What climate-proof travel planning should include
| Planning factor | What to check | Why it matters |
|---|---|---|
| Seasonal weather window | Heat, storms, monsoon, wildfire, snow reliability | Traditional “best months” may be shifting. |
| Booking flexibility | Refund, reschedule, airline and hotel change rules | Rigid bargains can become expensive after disruption. |
| Insurance timing | Buy before weather risk becomes a known event | Known events are often excluded from coverage. |
| Local transport resilience | Alternate routes, backup airports, rail or bus options | One canceled leg can ruin the whole trip. |
| Official advisories | Government and meteorological updates | Conditions can change faster than blog content. |
| Physical safety and comfort | Heat stress, air quality, flood exposure | A trip can remain “open” and still be miserable or unsafe. |
Destination choice should now include climate fit, not just bucket-list appeal
The dumbest travel habit in 2026 is forcing a destination into the wrong season because the content online still sells the old dream. Travelers now need to ask whether the destination still fits the month they want to go. Extreme heat can make sightseeing miserable, heavy rainfall can wreck logistics, and reduced snow reliability can weaken winter-trip value. WMO’s 2025 climate findings and Copernicus’s heat data both support the bigger point: unusual weather is not rare background noise anymore. It is part of trip design.

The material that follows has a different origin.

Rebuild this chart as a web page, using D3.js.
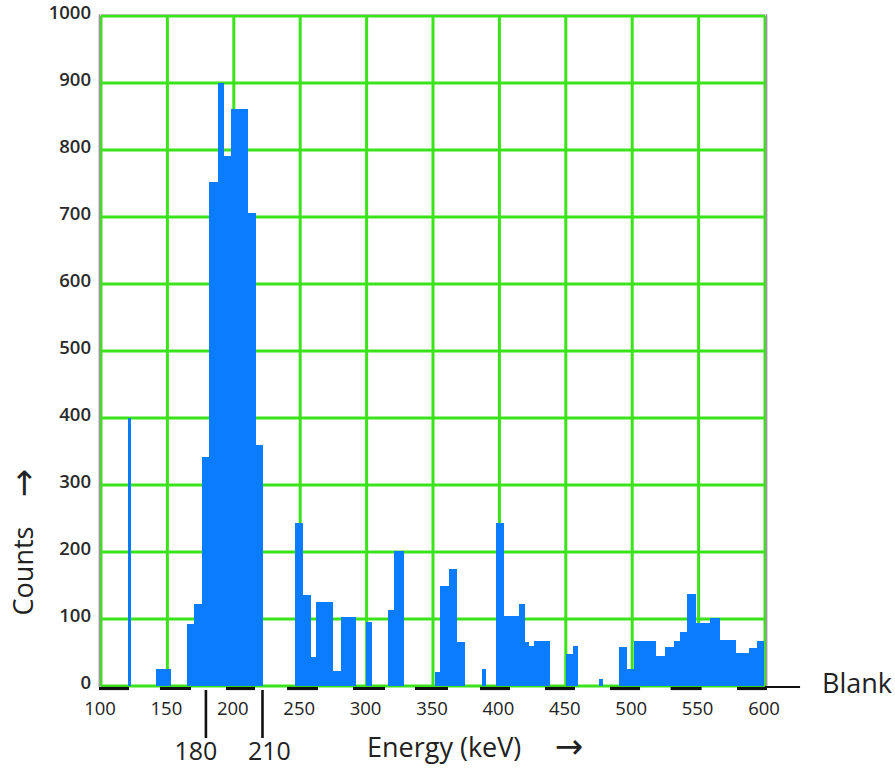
<!DOCTYPE html>
<html>
<head>
<meta charset="utf-8">
<script src="https://cdn.jsdelivr.net/npm/d3@7"></script>
<style>
  html, body { margin: 0; padding: 0; background: #fff; }
  svg { display: block; }
</style>
</head>
<body>
<svg id="chart" width="895" height="768"></svg>
<script>
// ---- data (energy in keV, counts) ----
const binStart = [120, 141.5, 164.5, 170.2, 176.3, 181.3, 187.9, 192.1, 197.7, 210.2, 216,
  246.3, 251.9, 257.4, 261.7, 273.9, 281, 299.3, 315.9, 320.9,
  351.7, 355.3, 362, 367.8, 387.1, 397.2, 403, 414.5, 418.5, 421.5, 426,
  450.2, 455.2, 475.2, 490, 495.9, 501.6, 517.7, 524.7, 531.5, 536.3, 541.5,
  547.3, 558.6, 565.4, 577.4, 588, 593.8];
const binEnd = [122, 152.5, 170.2, 176.3, 181.3, 187.9, 192.1, 197.7, 210.2, 216, 221.8,
  251.9, 257.4, 261.7, 273.9, 281, 291.8, 303.6, 320.9, 327.6,
  355.3, 362, 367.8, 373.6, 389.6, 403, 414.5, 418.5, 421.5, 426, 437.6,
  455.2, 459, 477.8, 495.9, 501.6, 517.7, 524.7, 531.5, 536.3, 541.5, 547.3,
  558.6, 565.4, 577.4, 588, 593.8, 598.7];
const counts = [400, 25, 92, 122, 342, 752, 900, 791, 861, 706, 359,
  243, 136, 43, 125, 23, 103, 95, 114, 201,
  21, 150, 174, 66, 26, 244, 104, 122, 65, 60, 67,
  48, 60, 11, 58, 25, 67, 45, 58, 67, 81, 138,
  94, 102, 69, 49, 56, 67];

const xTicks = [100, 150, 200, 250, 300, 350, 400, 450, 500, 550, 600];
const yTicks = [0, 100, 200, 300, 400, 500, 600, 700, 800, 900, 1000];

// dark segments drawn along the energy axis (keV)
const segStart = [98.5, 144.4, 194.1, 240.1, 289.8, 336.4, 385.4, 434.3, 483.3, 528.9, 578.9];
const segEnd   = [121.1, 167.8, 216.0, 263.4, 313.9, 361.3, 408.0, 456.9, 505.9, 552.3, 601.5];

// energy-window markers (label, position in keV on the plotted axis)
const markerLabels = ["180", "210"];
const markerPos = [179, 221.6];

const blankLineEnd = 626.4;

// ---- layout ----
const svg = d3.select("#chart");
const x = d3.scaleLinear().domain([100, 600]).range([101, 765]);
const y = d3.scaleLinear().domain([0, 1000]).range([686, 16]);

const green = "#3be41a";
const blue = "#0a7cff";
const textCol = "#222";

// grid
const grid = svg.append("g");
grid.selectAll("line.v").data(xTicks).join("line")
  .attr("x1", d => x(d)).attr("x2", d => x(d))
  .attr("y1", y(1000)).attr("y2", y(0))
  .attr("stroke", green).attr("stroke-width", 3);
grid.selectAll("line.h").data(yTicks).join("line")
  .attr("x1", x(100)).attr("x2", x(600))
  .attr("y1", d => y(d)).attr("y2", d => y(d))
  .attr("stroke", green).attr("stroke-width", 3);

// frame edges (grey)
svg.append("line").attr("x1", x(100) - 1.5).attr("x2", x(100) - 1.5)
  .attr("y1", y(1000) - 1.5).attr("y2", y(0) + 1)
  .attr("stroke", "#9a9a9a").attr("stroke-width", 1.8);
svg.append("line").attr("x1", x(600) + 1.5).attr("x2", x(600) + 1.5)
  .attr("y1", y(1000) - 1.5).attr("y2", y(0) + 1)
  .attr("stroke", "#9a9a9a").attr("stroke-width", 1.8);
svg.append("line").attr("x1", x(100) - 1.5).attr("x2", x(600) + 1.5)
  .attr("y1", y(1000) - 1.5).attr("y2", y(1000) - 1.5)
  .attr("stroke", "#a8c8a0").attr("stroke-width", 1);

// bars
const bins = counts.map((c, i) => ({ x0: binStart[i], x1: binEnd[i], c }));
svg.append("g").attr("shape-rendering", "crispEdges")
  .selectAll("rect").data(bins).join("rect")
  .attr("x", d => x(d.x0))
  .attr("width", d => Math.max(1, x(d.x1) - x(d.x0) + 0.6))
  .attr("y", d => y(d.c))
  .attr("height", d => y(0) - y(d.c))
  .attr("fill", blue);

// axis dark segments
const segs = segStart.map((s, i) => ({ s, e: segEnd[i] }));
svg.append("g").selectAll("line").data(segs).join("line")
  .attr("x1", d => x(d.s)).attr("x2", d => x(d.e))
  .attr("y1", y(0) + 2.5).attr("y2", y(0) + 2.5)
  .attr("stroke", "#111").attr("stroke-width", 3.2);
svg.append("line")
  .attr("x1", x(600)).attr("x2", x(blankLineEnd))
  .attr("y1", y(0) + 1).attr("y2", y(0) + 1)
  .attr("stroke", "#111").attr("stroke-width", 2);

// y tick labels
svg.append("g").selectAll("text").data(yTicks).join("text")
  .attr("x", 91).attr("y", d => y(d) - 3)
  .attr("dy", "0.35em")
  .attr("text-anchor", "end")
  .attr("font-family", "'Open Sans', sans-serif")
  .attr("font-size", 18.5)
  .attr("font-weight", 600)
  .attr("fill", "#2a2a2a")
  .text(d => d);

// x tick labels
svg.append("g").selectAll("text").data(xTicks).join("text")
  .attr("x", d => x(d) - 1).attr("y", 715)
  .attr("text-anchor", "middle")
  .attr("font-family", "'Open Sans', sans-serif")
  .attr("font-size", 18.5)
  .attr("fill", textCol)
  .text(d => d);

// energy-window markers
const markers = markerLabels.map((l, i) => ({ l, p: markerPos[i] }));
svg.append("g").selectAll("line").data(markers).join("line")
  .attr("x1", d => x(d.p)).attr("x2", d => x(d.p))
  .attr("y1", 690).attr("y2", 738)
  .attr("stroke", "#111").attr("stroke-width", 2.6);
svg.append("g").selectAll("text").data(markers).join("text")
  .attr("x", (d, i) => x(d.p) + (i === 0 ? -10 : 7)).attr("y", 760)
  .attr("text-anchor", "middle")
  .attr("font-family", "'Open Sans', sans-serif")
  .attr("font-size", 25)
  .attr("fill", textCol)
  .text(d => d.l);

// axis titles
svg.append("text")
  .attr("x", 367).attr("y", 757)
  .attr("font-family", "'Open Sans', sans-serif")
  .attr("font-size", 27)
  .attr("fill", textCol)
  .text("Energy (keV)");
svg.append("text")
  .attr("x", 569).attr("y", 758)
  .attr("text-anchor", "middle")
  .attr("font-family", "'DejaVu Sans', sans-serif")
  .attr("font-size", 34)
  .attr("fill", textCol)
  .text("→");

svg.append("text")
  .attr("transform", "translate(33,571) rotate(-90)")
  .attr("text-anchor", "middle")
  .attr("font-family", "'Open Sans', sans-serif")
  .attr("font-size", 27)
  .attr("fill", textCol)
  .text("Counts");
svg.append("text")
  .attr("transform", "translate(35,483) rotate(-90)")
  .attr("text-anchor", "middle")
  .attr("font-family", "'DejaVu Sans', sans-serif")
  .attr("font-size", 34)
  .attr("fill", textCol)
  .text("→");

svg.append("text")
  .attr("x", 822).attr("y", 693)
  .attr("font-family", "'Open Sans', sans-serif")
  .attr("font-size", 27)
  .attr("fill", textCol)
  .text("Blank");
</script>
</body>
</html>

That does not mean people should stop traveling. It means they should stop booking lazily. A climate-proof traveler thinks in scenarios: What happens if a day is lost? What if the airport closes? What if outdoor plans become unsafe? What if insurance does not apply because the event was already known? Travelers who ask those questions early usually protect both their experience and their budget better than people chasing the lowest fare with no buffer.
Conclusion
Climate-proof travel planning is becoming a real skill because weather disruption is no longer a side issue. Heat, storms, floods, and shifting seasons are changing when to go, how to book, and what kind of flexibility travelers need. The blunt truth is that travel planning based only on destination fantasy and cheap prices is getting weaker. Better planning now means treating climate risk as a normal booking variable, not an unlucky surprise.
FAQ
What does climate-proof travel planning mean?
It means planning trips with weather and climate disruption in mind, including heat, storms, flooding, seasonal shifts, and transport risk. The goal is not perfect prediction. It is reducing avoidable disruption and cost.
Why is flexible booking more important now?
Because weather-related disruption can make rigid, non-refundable bookings more expensive overall. Flexibility helps travelers respond when conditions change close to departure.
Should travelers buy insurance earlier?
Usually yes. Many weather-related claims depend on whether the event was already known when the policy was purchased. Waiting until after a storm or heat event is widely forecast can limit coverage.
Are official travel advisories part of climate-proof planning?
Yes. Government and meteorological advisories often flag seasonal hazards, severe weather, and destination-specific risks that ordinary travel content ignores.